My questions to myself are answered during training. I will never ever be a speed demon. Certainly, I am not a turtle of a runner, but I do not have the desire to train to become a hare. However, when I am running long, I experience complete nirvana. Trudging along, I achieve some sort of zen.
Yesterday, I had 13 miles planned according to my coach. I was planning to get up in the morning and head to South Boston, to connect with my L St running club friends. I got my fussy little baby to bed before 11 which is a miracle; he must know that the only night I need to sleep is on Saturday so he refuses to go to bed on this night. I felt the stars were lining up to get me to Southie.
I woke up in the morning and looked out window. There was snow falling, and my excitement level for my run rose. And then I saw the car in my driveway.... that was blocking in our cars. One of my husband's friends left it there after their night of revelry. It meant that I was not driving in to the club as there were no keys to move the car.
Needless to say, I was not happy. My perfect little plan was set aside. I looked outside and saw our lack of sidewalks and plows rumbling by and realized that it was probably not so safe to head out for a run on the streets of Hingham. But, I was ready to go.
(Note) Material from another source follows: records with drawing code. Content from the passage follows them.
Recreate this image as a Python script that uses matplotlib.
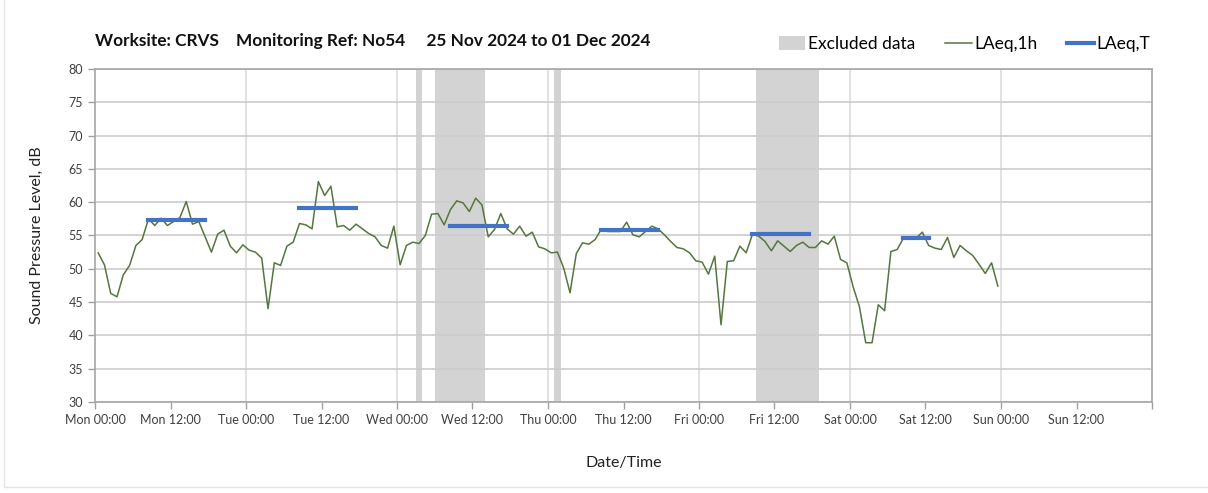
import matplotlib.pyplot as plt
import matplotlib.patches as mpatches
from matplotlib.lines import Line2D
import numpy as np

plt.rcParams["font.family"] = ["Lato", "DejaVu Sans"]

# hourly LAeq,1h values, Mon 25 Nov 00:00 onwards (one per hour)
laeq_1h = [
    52.4, 50.6, 46.3, 45.8, 49.1, 50.5, 53.5, 54.4, 57.5, 56.5, 57.6, 56.5,
    57.1, 57.7, 60.1, 56.7, 57.1, 54.8, 52.5, 55.2, 55.8, 53.4, 52.4, 53.6,
    52.8, 52.5, 51.6, 44.0, 50.9, 50.5, 53.4, 54.0, 56.8, 56.6, 56.0, 63.1,
    61.0, 62.4, 56.3, 56.5, 55.8, 56.7, 56.0, 55.3, 54.8, 53.5, 53.1, 56.4,
    50.6, 53.5, 54.0, 53.8, 55.0, 58.2, 58.3, 56.6, 58.9, 60.2, 59.9, 58.6,
    60.6, 59.6, 54.8, 55.9, 58.3, 56.0, 55.2, 56.4, 54.9, 55.5, 53.3, 53.0,
    52.4, 52.5, 50.1, 46.4, 52.3, 53.9, 53.7, 54.4, 56.0, 55.6, 55.6, 55.6,
    57.0, 55.1, 54.8, 55.6, 56.4, 56.0, 55.1, 54.1, 53.2, 53.0, 52.4, 51.2,
    51.0, 49.2, 51.9, 41.6, 51.1, 51.2, 53.4, 52.4, 55.2, 54.9, 54.1, 52.7,
    54.2, 53.4, 52.6, 53.5, 54.0, 53.2, 53.2, 54.2, 53.7, 54.9, 51.4, 50.9,
    47.3, 44.3, 38.9, 38.9, 44.6, 43.7, 52.6, 52.9, 54.6, 54.6, 54.6, 55.5,
    53.5, 53.1, 52.9, 54.7, 51.7, 53.5, 52.7, 52.0, 50.7, 49.3, 50.9, 47.4,
]

# LAeq,T periods: (start hour, end hour, level)
laeq_t = [
    (8, 18, 57.3),
    (32, 42, 59.1),
    (56, 66, 56.4),
    (80, 90, 55.8),
    (104, 114, 55.2),
    (128, 133, 54.6),
]

# excluded periods (start hour, end hour)
excluded = [(51, 52), (54, 62), (73, 74), (105, 115)]

tick_labels = [
    "Mon 00:00", "Mon 12:00", "Tue 00:00", "Tue 12:00", "Wed 00:00", "Wed 12:00",
    "Thu 00:00", "Thu 12:00", "Fri 00:00", "Fri 12:00", "Sat 00:00", "Sat 12:00",
    "Sun 00:00", "Sun 12:00", "",
]

fig = plt.figure(figsize=(12.08, 4.93), dpi=100)
ax = fig.add_axes([95 / 1208, 1 - 402 / 493, (1152 - 95) / 1208, (402 - 69) / 493])

# faint outer frame
fig.patches.append(mpatches.Rectangle((4 / 1208, 6 / 493), 1.0, 1.0,
                                      transform=fig.transFigure, fill=False,
                                      edgecolor="#e4e4e4", lw=1))

for s, e in excluded:
    ax.axvspan(s, e, color="#d3d3d3", lw=0, zorder=1)

hours = np.arange(len(laeq_1h)) + 0.5
ax.plot(hours, laeq_1h, color="#55763f", lw=1.1, zorder=3)

for s, e, v in laeq_t:
    ax.plot([s + 0.5, e - 0.5], [v, v], color="#4472c4", lw=3,
            solid_capstyle="projecting", zorder=4)

ax.set_xlim(0, 168)
ax.set_ylim(30, 80)
ax.set_xticks(np.arange(0, 169, 12))
ax.set_xticklabels(tick_labels)
ax.set_yticks(np.arange(30, 81, 5))
ax.tick_params(axis="both", colors="#a0a0a0", labelcolor="#404040",
               labelsize=9, length=5, width=1)

ax.set_axisbelow("line")
ax.yaxis.grid(True, color="#cccccc", lw=1.2)
for d in range(24, 168, 24):
    ax.axvline(d, color="#dcdcdc", lw=1.2, zorder=1.5)
for sp in ax.spines.values():
    sp.set_color("#a6a6a6")
    sp.set_linewidth(1.2)

ax.set_ylabel("Sound Pressure Level, dB", fontsize=11.5, color="#222222", labelpad=18)
ax.set_xlabel("Date/Time", fontsize=11.5, color="#222222", labelpad=22)

fig.text(95 / 1208, 1 - 41 / 493,
         "Worksite: CRVS    Monitoring Ref: No54     25 Nov 2024 to 01 Dec 2024",
         fontsize=12.4, fontweight="bold", va="center", ha="left", color="#111111")

handles = [
    mpatches.Patch(color="#d3d3d3", lw=0),
    Line2D([], [], color="#55763f", lw=1.1),
    Line2D([], [], color="#4472c4", lw=3),
]
fig.legend(handles, ["Excluded data", "LAeq,1h", "LAeq,T"], ncol=3,
           loc="center right", bbox_to_anchor=(1166 / 1208, 1 - 44 / 493),
           frameon=False, fontsize=12.5, handlelength=1.55, handleheight=0.8,
           handletextpad=0.15, columnspacing=1.7)

fig.savefig("out.png", dpi=100, facecolor="white")
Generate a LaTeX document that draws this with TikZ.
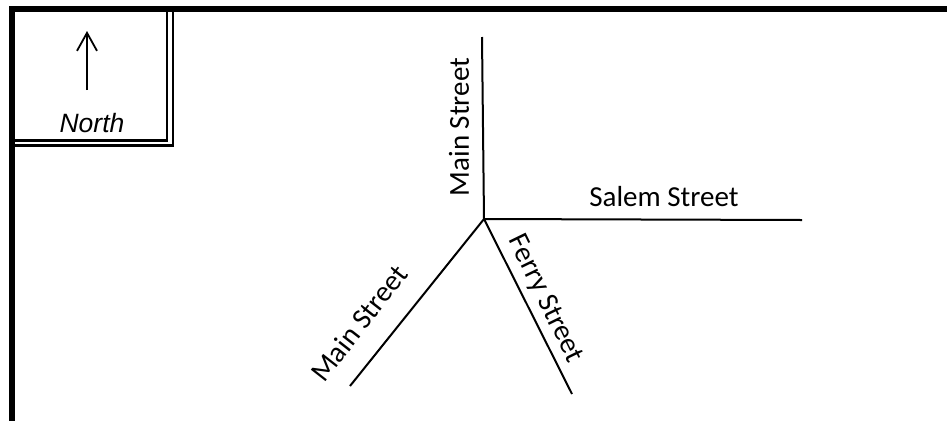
\documentclass[tikz,border=0pt]{standalone}
\usepackage{fontspec}
\setmainfont{Carlito}
\newfontfamily\arialfont{Liberation Sans}
\usetikzlibrary{arrows.meta}
\tikzset{
  frameline/.style={line width=6pt,line cap=butt},
  boxline/.style={line width=2.5pt,line cap=butt},
  street/.style={line width=2pt,line cap=butt},
  streetlabel/.style={font=\fontsize{29}{33}\selectfont,inner sep=0pt,text=black},
  northlabel/.style={font=\arialfont\itshape\fontsize{26.5}{30}\selectfont,inner sep=0pt},
  northarrow/.style={line width=1.8pt,-{Straight Barb[length=18pt,width=20pt,line width=1.8pt]}}
}
\begin{document}
\begin{tikzpicture}[x=1pt,y=-1pt]
\useasboundingbox (0,0) rectangle (947,421);
\fill[white] (0,0) rectangle (947,421);
% outer frame
\coordinate (tl) at (12,9);
\coordinate (tr) at (947,9);
\coordinate (bl) at (12,421);
\draw[frameline] (9,9) -- (tr);
\draw[frameline] (tl) -- (bl);
% double box
\draw[boxline] (167.2,12) -- (167.2,140.3) -- (15,140.3);
\draw[boxline] (172.8,12) -- (172.8,145.4) -- (15,145.4);
% north arrow
\coordinate (as) at (87,90);
\coordinate (ae) at (87,31);
\draw[northarrow] (as) -- (ae);
\node[northlabel] (north) at (92,123) {North};
% streets
\coordinate (j) at (484,219);
\coordinate (mn) at (482,37);
\coordinate (sa) at (802,220);
\coordinate (ms) at (350,386);
\coordinate (fe) at (572,394);
\draw[street] (mn) -- (j);
\draw[street] (j) -- (sa);
\draw[street] (j) -- (ms);
\draw[street] (j) -- (fe);
\node[streetlabel,rotate=90] (l1) at (459,127) {Main Street};
\node[streetlabel] (l2) at (664,197) {Salem Street};
\node[streetlabel,rotate=52] (l3) at (359,323) {Main Street};
\node[streetlabel,rotate=-64] (l4) at (545,299) {Ferry Street};
\end{tikzpicture}
\end{document}
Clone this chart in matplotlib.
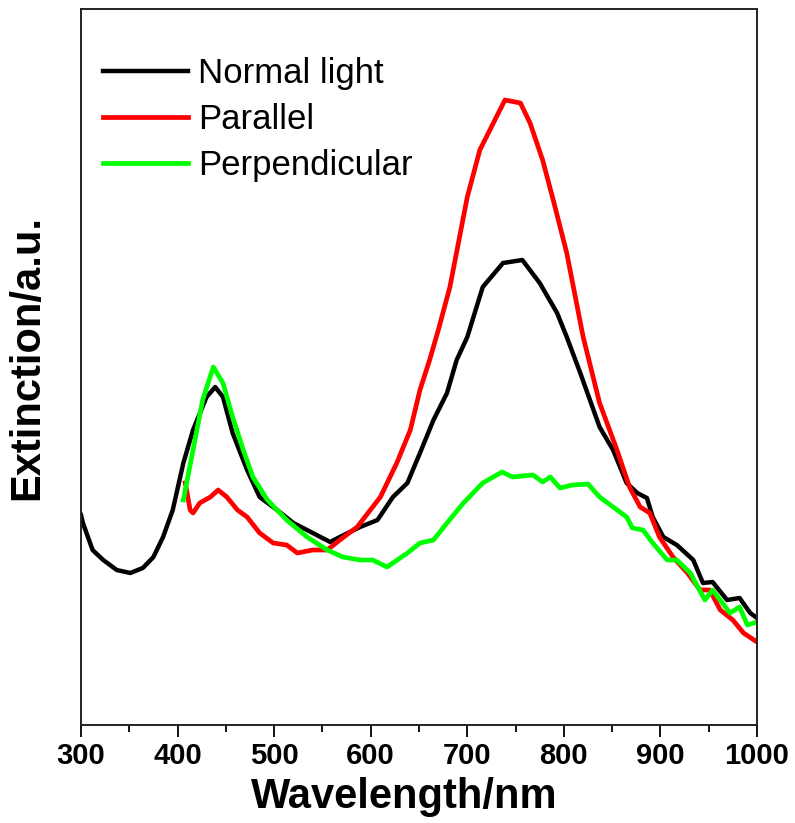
import matplotlib
matplotlib.use("Agg")
import matplotlib.pyplot as plt
from matplotlib.ticker import MultipleLocator

plt.rcParams['font.family'] = ['Liberation Sans', 'DejaVu Sans']

# Normal light (wavelength nm, extinction a.u.)
normal_wl = [300, 302, 312, 323, 337, 351, 364, 375, 385, 395, 406, 416, 430, 439,
             447, 457, 472, 485, 503, 520, 540, 558, 568, 589, 607, 623, 638, 651,
             665, 679, 689, 700, 716, 737, 757, 775, 793, 803, 817, 837, 851, 865,
             876, 886, 892, 903, 917, 934, 944, 954, 969, 982, 993, 1000]
normal_ext = [2.10, 2.02, 1.75, 1.65, 1.55, 1.52, 1.57, 1.68, 1.88, 2.15, 2.62, 2.95,
              3.28, 3.38, 3.28, 2.92, 2.55, 2.28, 2.15, 2.02, 1.92, 1.83, 1.88, 1.98,
              2.05, 2.28, 2.42, 2.72, 3.05, 3.32, 3.65, 3.88, 4.38, 4.62, 4.65, 4.42,
              4.12, 3.88, 3.52, 2.98, 2.75, 2.42, 2.32, 2.27, 2.08, 1.88, 1.80, 1.65,
              1.42, 1.43, 1.25, 1.27, 1.12, 1.07]

# Parallel polarization
parallel_wl = [408, 413, 416, 423, 434, 442, 451, 462, 472, 485, 499, 513, 524, 540,
               555, 568, 586, 610, 627, 641, 651, 661, 670, 682, 700, 713, 727, 739,
               755, 765, 778, 789, 803, 820, 837, 855, 868, 879, 889, 899, 913, 928,
               941, 951, 962, 975, 986, 1000]
parallel_ext = [2.42, 2.15, 2.12, 2.22, 2.28, 2.35, 2.28, 2.15, 2.08, 1.92, 1.82, 1.80,
                1.72, 1.75, 1.75, 1.85, 1.98, 2.28, 2.62, 2.95, 3.35, 3.65, 3.95, 4.38,
                5.28, 5.75, 6.02, 6.25, 6.22, 6.02, 5.65, 5.25, 4.72, 3.88, 3.22, 2.75,
                2.38, 2.18, 2.12, 1.88, 1.68, 1.52, 1.35, 1.35, 1.15, 1.05, 0.92, 0.83]

# Perpendicular polarization
perp_wl = [406, 416, 426, 437, 447, 457, 468, 478, 493, 513, 534, 555, 571, 589, 602,
           617, 638, 651, 665, 679, 696, 716, 736, 747, 768, 778, 786, 796, 809, 825,
           837, 851, 865, 871, 882, 892, 907, 917, 931, 946, 954, 972, 982, 990, 1000]
perp_ext = [2.25, 2.75, 3.25, 3.58, 3.42, 3.08, 2.75, 2.48, 2.25, 2.05, 1.88, 1.75,
            1.68, 1.65, 1.65, 1.58, 1.72, 1.82, 1.85, 2.02, 2.22, 2.42, 2.53, 2.48,
            2.50, 2.43, 2.48, 2.37, 2.40, 2.41, 2.28, 2.18, 2.08, 1.97, 1.95, 1.82,
            1.65, 1.65, 1.52, 1.25, 1.35, 1.12, 1.18, 1.00, 1.03]

fig = plt.figure(figsize=(7.95, 8.23), dpi=100)
ax = fig.add_axes([81 / 795, 98 / 823, 676 / 795, 716 / 823])

ax.plot(normal_wl, normal_ext, color='black', lw=3.2, label='Normal light')
ax.plot(parallel_wl, parallel_ext, color='#ff0000', lw=3.4, label='Parallel')
ax.plot(perp_wl, perp_ext, color='#00ff00', lw=3.4, label='Perpendicular')

ax.set_xlim(300, 1000)
ax.set_ylim(0, 7.16)
ax.xaxis.set_major_locator(MultipleLocator(100))
ax.xaxis.set_minor_locator(MultipleLocator(50))
ax.tick_params(axis='x', which='major', direction='out', length=8.5, width=1.3,
               labelsize=21, pad=4)
ax.tick_params(axis='x', which='minor', direction='out', length=5, width=1.3)
ax.set_yticks([])
for lbl in ax.get_xticklabels():
    lbl.set_fontweight('bold')
for sp in ax.spines.values():
    sp.set_linewidth(1.4)
    sp.set_color('#222222')

ax.set_xlabel('Wavelength/nm', fontsize=30, fontweight='bold', labelpad=5)
ax.set_ylabel('Extinction/a.u.', fontsize=30, fontweight='bold', labelpad=24)
ax.xaxis.label.set_x(0.478)
ax.yaxis.label.set_y(0.513)

leg = ax.legend(loc='upper left', bbox_to_anchor=(103 / 795, (823 - 57) / 823),
                bbox_transform=fig.transFigure, frameon=False, fontsize=25,
                handlelength=2.45, handletextpad=0.3, labelspacing=0.38,
                borderpad=0, borderaxespad=0)

fig.savefig('out.png', dpi=100)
Plan C came into action.
Enter my trusty little treadmill. I LOVE running on the treadmill, but 13 is a ominous number to complete on one. I had little choice though but to get on it if I wanted to run at that very moment. The treadmill started up, and I headed along my way.
It was a great run! Honestly! My music motivated me, and I was literally arm dancing on my treadmill while running at times. My shirt that I placed over the display distracted me from how much I had to go and kept me just running by feel. I ran for just over 2 hours without stopping, evenly paced. With my gus and water on the console, there was no reason to stop. And, the realization hit me as it does every training cyle. I love to run long. I think, reflect and connect with my mind and body. The sweat cleanses me, and even though I am technically dirty, the experience purifies me. I need to bottle this little moment, capturing the essence of how I feel when I run long.